Complete records of trust account funds and other trust property shall be kept by the lawyer and shall be preserved for a period of at least six years after termination of the representation. Complete records shall include: (i) a cash receipts journal, listing the sources and date of each receipt, (ii) a disbursements journal, listing the date and payee of each disbursement, with all disbursements being paid by check, (iii) a subsidiary ledger containing a separate page for each person or company for whom funds have been received in trust, showing the date and amount of each receipt, the date and amount of each disbursement, and any unexpended balance, (iv) a monthly schedule of the subsidiary ledger, indicating the balance of each client's account at the end of each month, (v) a determination of the cash balance (checkbook balance) at the end of each month, taken from the cash receipts and cash disbursement journals and a reconciliation of the cash balance (checkbook balance) with the balance indicated in the bank statement, and (vi) monthly statements, including canceled checks, vouchers or share drafts, and duplicate deposit slips. A record of all property other than cash which is held in trust for clients or third persons, as required by paragraph (a) hereof, shall also be maintained. All trust account records shall be deemed to have public aspects as related to the lawyer's fitness to practice.

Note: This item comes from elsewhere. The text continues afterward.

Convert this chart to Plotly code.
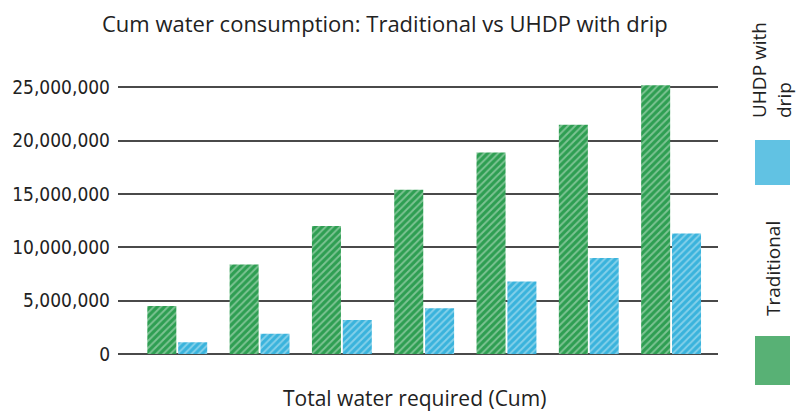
import plotly.graph_objects as go

categories = ["1", "2", "3", "4", "5", "6", "7"]
traditional = [4500000, 8400000, 12000000, 15400000, 18900000, 21500000, 25200000]
uhdp_drip = [1100000, 1900000, 3200000, 4300000, 6800000, 9000000, 11300000]
y_ticks = [0, 5000000, 10000000, 15000000, 20000000, 25000000]
y_tick_labels = ["0", "5,000,000", "10,000,000", "15,000,000", "20,000,000", "25,000,000"]

GREEN = "#2e9e52"
BLUE = "#3ab3dc"

L, R, T, B = 118, 85, 81, 57
W, H = 803, 411
PW, PH = W - L - R, H - T - B


def px(x):
    return (x - L) / PW


def py(y):
    return 1 - (y - T) / PH


def hatch(color):
    return dict(color=color, line=dict(width=0),
                pattern=dict(shape="/", fgcolor="rgba(255,255,255,0.75)",
                             size=5, solidity=0.38, fillmode="overlay"))


fig = go.Figure()
fig.add_trace(go.Bar(x=categories, y=traditional, name="Traditional",
                     marker=hatch(GREEN), showlegend=False))
fig.add_trace(go.Bar(x=categories, y=uhdp_drip, name="UHDP with drip",
                     marker=hatch(BLUE), showlegend=False))

fig.update_layout(
    width=W, height=H,
    margin=dict(l=L, r=R, t=T, b=B, autoexpand=False),
    paper_bgcolor="white", plot_bgcolor="white",
    barmode="group", bargap=0.25, bargroupgap=0.06,
    font=dict(family="Open Sans, Noto Sans, sans-serif", color="#222"),
    xaxis=dict(range=[-0.72, 6.57], showticklabels=False, ticks="",
               showgrid=False, zeroline=False, showline=False, automargin=False),
    yaxis=dict(range=[0, 25600000], tickvals=y_ticks, ticktext=y_tick_labels,
               showgrid=True, gridcolor="#4a4a4a", gridwidth=1.5,
               zeroline=True, zerolinecolor="#4a4a4a", zerolinewidth=1.5,
               showline=False, ticks="", ticklabelstandoff=7, automargin=False,
               tickfont=dict(family="DejaVu Sans Condensed, sans-serif",
                             size=19, color="#222")),
    annotations=[
        dict(text="Cum water consumption: Traditional vs UHDP with drip",
             xref="paper", yref="paper", x=px(385), y=py(23),
             xanchor="center", yanchor="middle", showarrow=False,
             font=dict(size=22, family="Open Sans, sans-serif", color="#222")),
        dict(text="Total water required (Cum)",
             xref="paper", yref="paper", x=px(414), y=py(398),
             xanchor="center", yanchor="middle", showarrow=False,
             font=dict(size=21, family="Open Sans, sans-serif", color="#222")),
        dict(text="UHDP with<br>drip", textangle=-90,
             xref="paper", yref="paper", x=px(772), y=py(70),
             xanchor="center", yanchor="middle", showarrow=False, align="left",
             font=dict(size=19, family="Open Sans, sans-serif", color="#222")),
        dict(text="Traditional", textangle=-90,
             xref="paper", yref="paper", x=px(773), y=py(268),
             xanchor="center", yanchor="middle", showarrow=False,
             font=dict(size=19, family="Open Sans, sans-serif", color="#222")),
    ],
    shapes=[
        dict(type="rect", xref="paper", yref="paper",
             x0=px(755), x1=px(790), y0=py(185), y1=py(140),
             line=dict(width=0), fillcolor=BLUE, opacity=0.8),
        dict(type="rect", xref="paper", yref="paper",
             x0=px(755), x1=px(790), y0=py(385), y1=py(336),
             line=dict(width=0), fillcolor=GREEN, opacity=0.8),
    ],
)

fig.write_html("out.html", config={"displayModeBar": False},
               post_script="document.body.style.margin='0';")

[7] Former SCR 20:1.15(g) states in relevant part that each member of the State Bar of Wisconsin annually shall "explicitly certify therein that he or she has complied with each of the record-keeping requirements set forth [in SCR 20:1.15(e)] hereof."

[8] SCR 20:8.4(f) provides that it is professional misconduct for a lawyer to "violate a statute, supreme court rule, supreme court order or supreme court decision regulating the conduct of lawyers."

[9] SCR 22.17(2) provides: Review; appeal.

If no appeal is filed timely, the supreme court shall review the referee's report; adopt, reject or modify the referee's findings and conclusions or remand the matter to the referee for additional findings; and determine and impose appropriate discipline. The court, on its own motion, may order the parties to file briefs in the matter.